Take the lines of the data below from the very first through the line containing "plt.rcParams['axes.unicode_minus'] = False" and output them exactly, pictures excluded.

>> Begin EXTRACTED RECORDS

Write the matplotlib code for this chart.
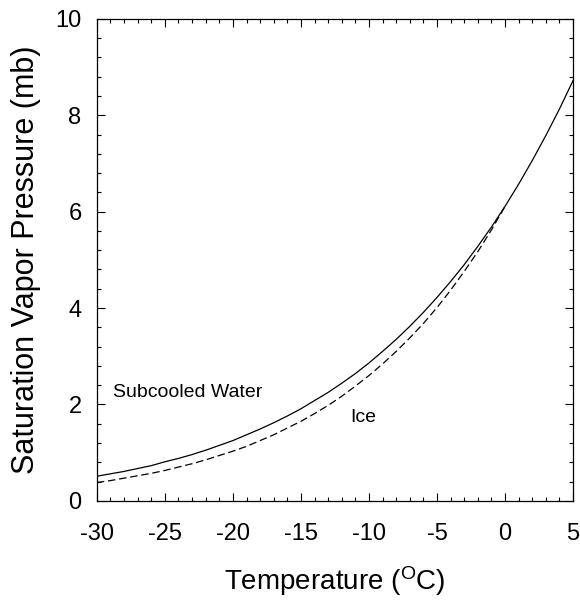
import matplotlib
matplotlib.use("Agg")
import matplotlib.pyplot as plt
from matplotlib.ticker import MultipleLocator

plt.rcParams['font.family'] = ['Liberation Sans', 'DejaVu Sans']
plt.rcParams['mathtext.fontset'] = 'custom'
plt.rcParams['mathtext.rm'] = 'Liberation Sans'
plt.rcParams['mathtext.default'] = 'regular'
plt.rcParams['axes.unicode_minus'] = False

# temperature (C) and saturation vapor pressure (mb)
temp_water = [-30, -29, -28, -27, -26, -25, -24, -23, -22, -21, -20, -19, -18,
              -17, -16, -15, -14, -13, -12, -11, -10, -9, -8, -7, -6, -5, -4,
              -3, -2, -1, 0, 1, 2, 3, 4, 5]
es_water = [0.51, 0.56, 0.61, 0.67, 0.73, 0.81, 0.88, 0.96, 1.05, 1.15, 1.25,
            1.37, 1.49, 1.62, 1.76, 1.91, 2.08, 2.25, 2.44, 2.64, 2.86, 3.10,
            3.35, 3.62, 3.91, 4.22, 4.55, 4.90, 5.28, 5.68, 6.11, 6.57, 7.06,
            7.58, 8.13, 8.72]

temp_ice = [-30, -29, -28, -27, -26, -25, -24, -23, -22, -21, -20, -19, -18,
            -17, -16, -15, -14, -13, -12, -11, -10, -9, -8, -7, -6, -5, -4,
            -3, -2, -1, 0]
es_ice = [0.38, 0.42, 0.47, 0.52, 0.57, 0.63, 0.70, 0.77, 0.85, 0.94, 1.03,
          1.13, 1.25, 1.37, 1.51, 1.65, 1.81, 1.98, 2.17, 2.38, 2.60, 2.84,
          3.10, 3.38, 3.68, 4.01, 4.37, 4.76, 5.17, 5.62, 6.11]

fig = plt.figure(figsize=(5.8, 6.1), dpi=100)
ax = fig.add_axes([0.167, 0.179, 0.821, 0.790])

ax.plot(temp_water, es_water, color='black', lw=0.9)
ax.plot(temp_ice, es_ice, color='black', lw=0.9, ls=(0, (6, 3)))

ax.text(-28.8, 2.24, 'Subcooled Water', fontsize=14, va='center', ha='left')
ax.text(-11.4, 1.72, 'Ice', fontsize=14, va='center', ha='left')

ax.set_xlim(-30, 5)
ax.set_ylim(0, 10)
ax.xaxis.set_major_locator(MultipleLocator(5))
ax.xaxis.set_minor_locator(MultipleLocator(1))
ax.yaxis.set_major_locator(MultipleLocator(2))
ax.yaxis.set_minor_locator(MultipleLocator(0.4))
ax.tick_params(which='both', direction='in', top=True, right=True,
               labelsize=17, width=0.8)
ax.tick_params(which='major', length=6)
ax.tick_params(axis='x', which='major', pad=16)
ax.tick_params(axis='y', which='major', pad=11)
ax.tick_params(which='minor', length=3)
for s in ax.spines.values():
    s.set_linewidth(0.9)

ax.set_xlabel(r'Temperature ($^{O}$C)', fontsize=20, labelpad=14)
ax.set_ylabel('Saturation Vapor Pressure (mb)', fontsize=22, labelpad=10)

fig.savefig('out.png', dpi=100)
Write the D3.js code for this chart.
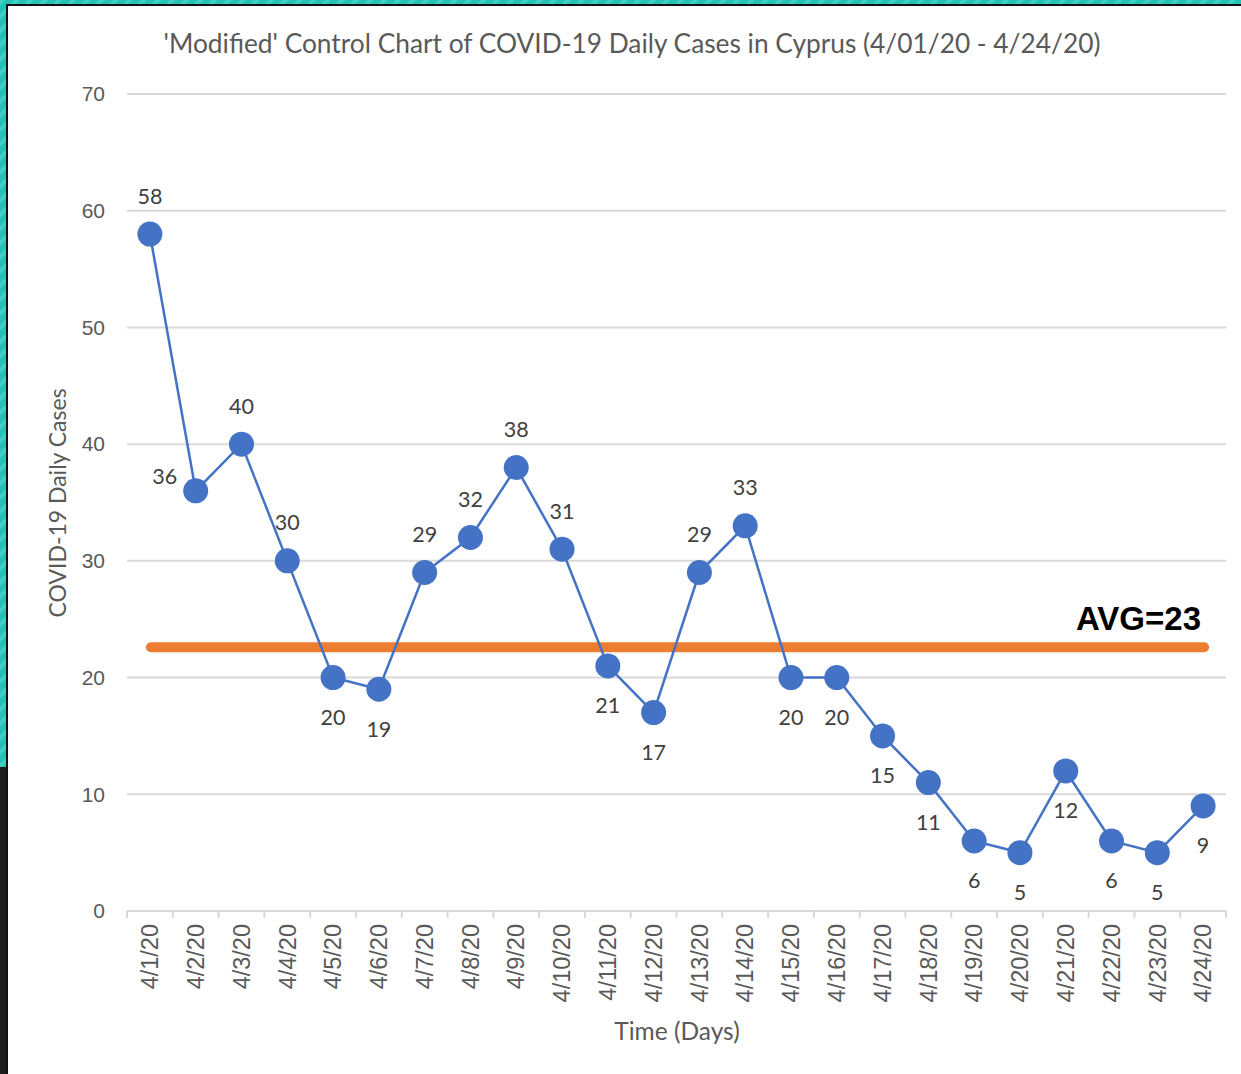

>> End EXTRACTED RECORDS

▶ TASK RESULT:
Write the matplotlib code for this chart.
import matplotlib
matplotlib.use("Agg")
import matplotlib.pyplot as plt
from matplotlib.ticker import MultipleLocator

plt.rcParams['font.family'] = ['Liberation Sans', 'DejaVu Sans']
plt.rcParams['mathtext.fontset'] = 'custom'
plt.rcParams['mathtext.rm'] = 'Liberation Sans'
plt.rcParams['mathtext.default'] = 'regular'
plt.rcParams['axes.unicode_minus'] = False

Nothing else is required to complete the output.